For intraday and swing traders, the key levels to watch are clearly defined. On the upside, the Nifty faces immediate resistance at the 24,500 and 24,800 levels. Conversely, the 23,800 mark remains a critical support zone; as long as the index stays above this level, the structural outlook remains constructive.
Energy Tailwinds and Currency Appreciation
One of the primary drivers behind the current market optimism is the significant decline in global energy prices. Brent crude oil has seen a sharp correction, trading at approximately $75.50 to $76 per barrel. This downward trend is supported by steady improvements in vessel movements through the Strait of Hormuz, which has helped stabilize supply concerns.

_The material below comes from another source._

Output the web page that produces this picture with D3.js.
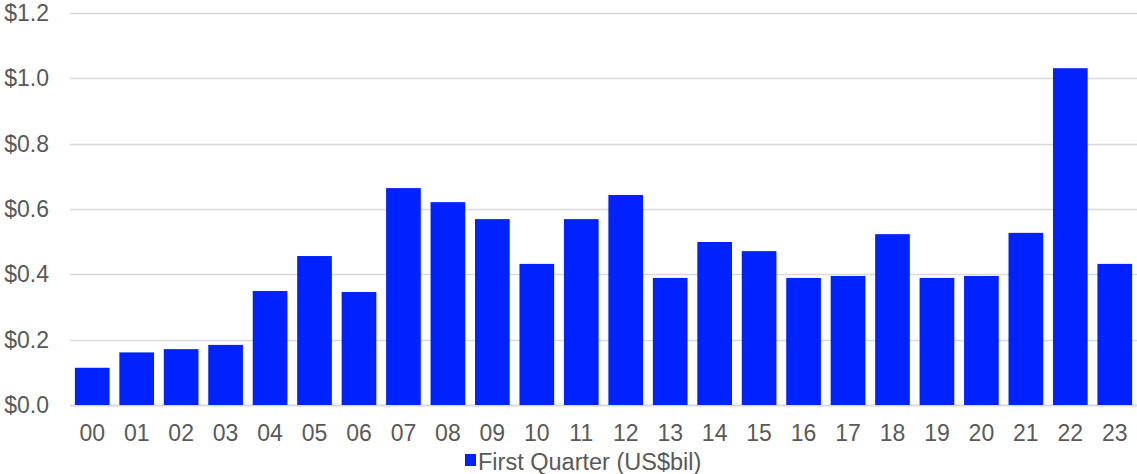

This drop in crude prices has had a direct positive impact on the Indian Rupee. The rupee appreciated by 21 paise on Wednesday, settling at 94.55 against the US Dollar. A stronger rupee, coupled with lower import bills for oil, provides a macro-economic cushion for Indian equities and helps control inflationary pressures.
Volatility and F&O Market Dynamics
While the price action suggests a recovery, market participants should remain mindful of rising volatility. The India VIX, a key gauge of market fear and expected volatility, rose by 9% to settle at the 13.94 level. An uptick in the VIX suggests that while the trend is positive, traders should prepare for sharper price swings in the coming sessions.
In the derivatives segment, there are currently no stocks under the F&O ban list, as no securities have crossed the 95% market-wide position limit. This indicates a relatively stable liquidity environment within the futures and options segment for the immediate session.
Key Takeaways
- Bullish Technical Signal: The Nifty has formed a Piercing Line pattern near the 20EMA, suggesting a potential rally toward the 24,500 resistance level.
- Macro Drivers: Lower Brent crude prices (~$76/bbl) are strengthening the Rupee (94.55) and providing a supportive backdrop for domestic stocks.
- Volatility Watch: Despite the recovery, the 9% rise in India VIX to 13.94 signals that market participants should prepare for increased volatility.